Standard: Flood for 15 minutes, every 2–4 hours (during lights on).
Night Cycle: Most growers do not flood at night, or only once, to prevent high humidity and root rot.
Phase 2: The pH Drift
Because the water recirculates (Recirculating System), the plants eat nutrients and spit out waste, altering the reservoir pH daily.
Maintenance: You must check pH daily. Unlike Drain-to-Waste (Coco), you are reusing the water, so it gets "dirty" chemically over the week.
Phase 3: The Reservoir Change
Like DWC, you must dump the reservoir every 7–10 days. As plants drink water but leave heavier salts behind, the EC (concentration) rises while the water level drops. If you just "top off" with nutrients, you will burn the plants. Top off with plain water during the week, then dump and reset weekly.
Phase 4: Root Control
Roots love the flood table. They will grow out of the pots and spread across the bottom of the tray like a mat.
The Danger: If roots clog the drain screen, the tray will overflow onto your floor.

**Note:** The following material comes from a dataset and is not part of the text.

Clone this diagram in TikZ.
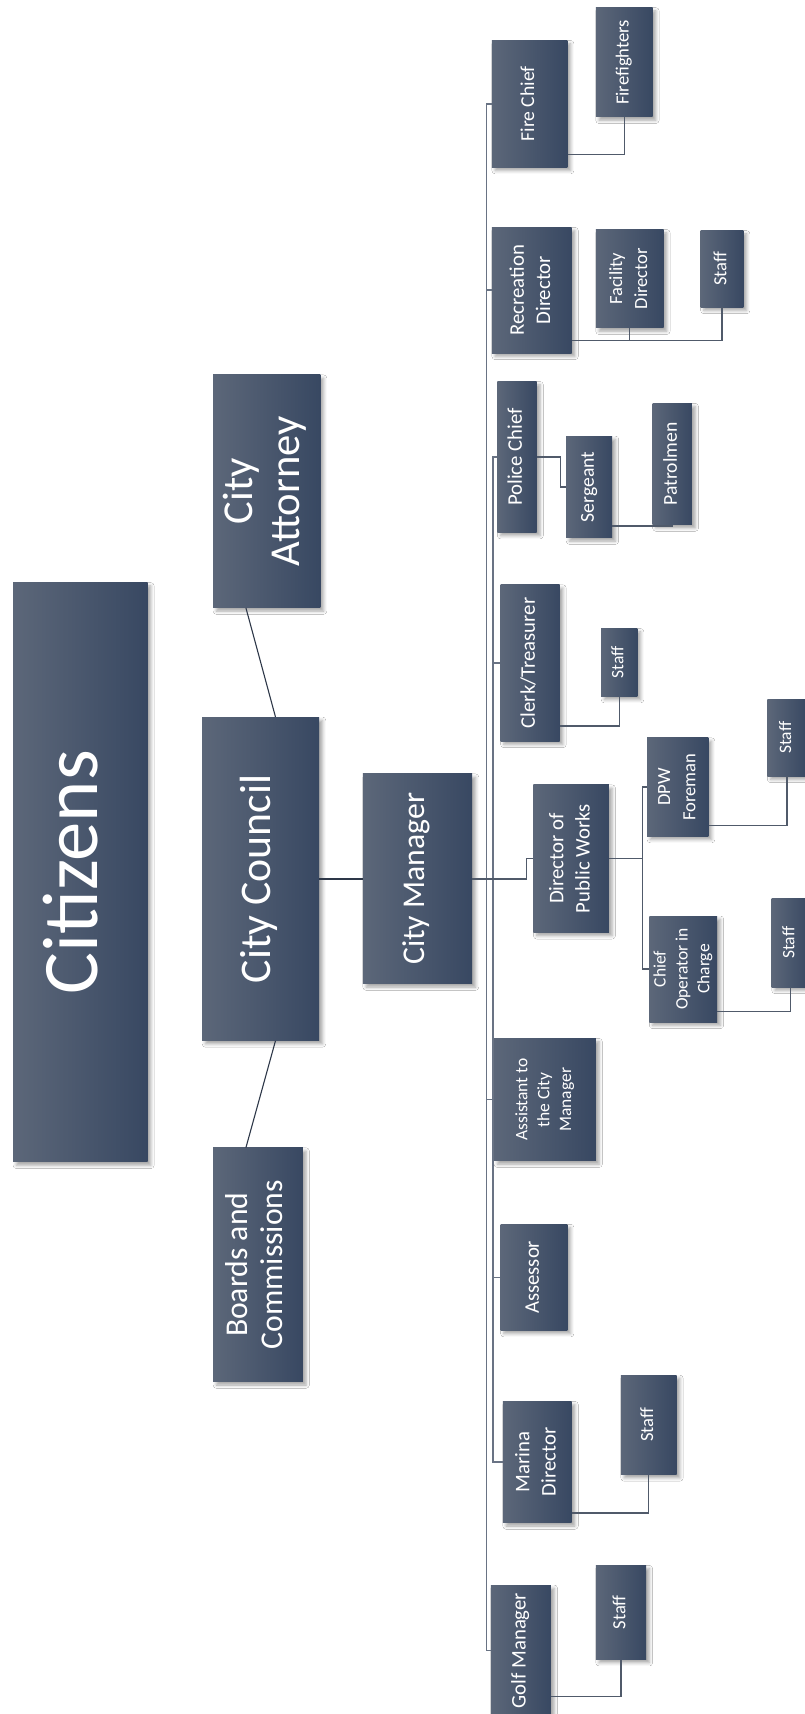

The Fix: Use "Root Control Discs" (copper-coated fabric) or check drains weekly.
🏁 The Architect's Verdict
Ebb and Flow is for the Production Manager.
If you are tired of watering plants individually by hand but don't want the high-risk tightrope walk of Aeroponics, this is your solution. It is reliable, mechanical, and proven. It is the best way to manage a high plant count in a confined footprint efficiently.